Microsoft placed a call to Federal Bureau of Investigation after the DoS, although it's uncertain what can be done.
According to a member of the FBI's press office, there is not much that can be done after the attack is over with, although agents take the report and run a preliminary investigation.
Industry and security analysts were left shaking their heads after learning Microsoft kept all its DNS servers running on one IP subnet on the same network. The setup ensured that a DoS attack, or common system failure, could bring down Microsoft's entire collection of Web sites.
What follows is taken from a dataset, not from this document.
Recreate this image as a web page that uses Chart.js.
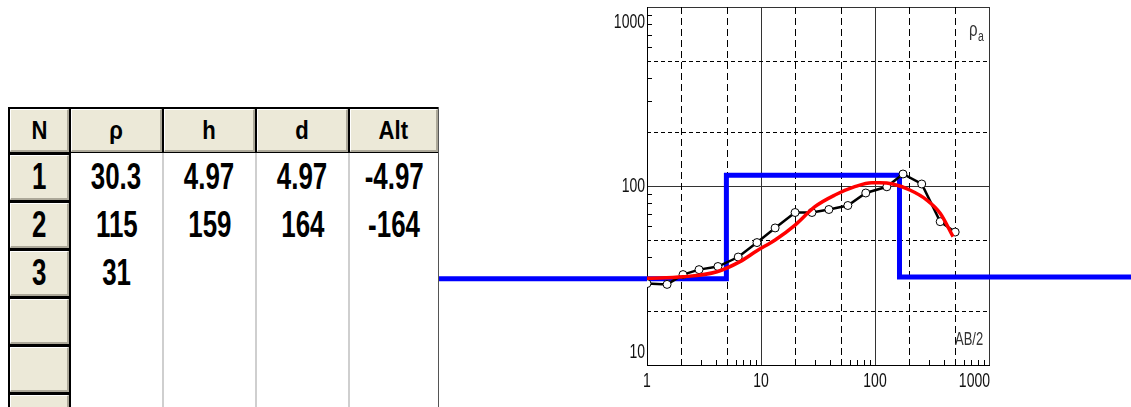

"This showed an exposure that should not have existed at Microsoft," Enderle said. "It indicates that there is a critical problem that needs to be repaired in the way they laid out their entire network and it will take them a while to come up with a plan to not only address this exposure but to address other exposures that are likely to occur.
"What basically happened," Enderle continued, "is that somebody was sleeping on the switch and probably was for some time, and the end result is they undoubtedly have to change a large part of their infrastructure. And the first part of doing that is to come up with a plan so that they're not creating more problems in the process."
Microsoft officials were unavailable for comment.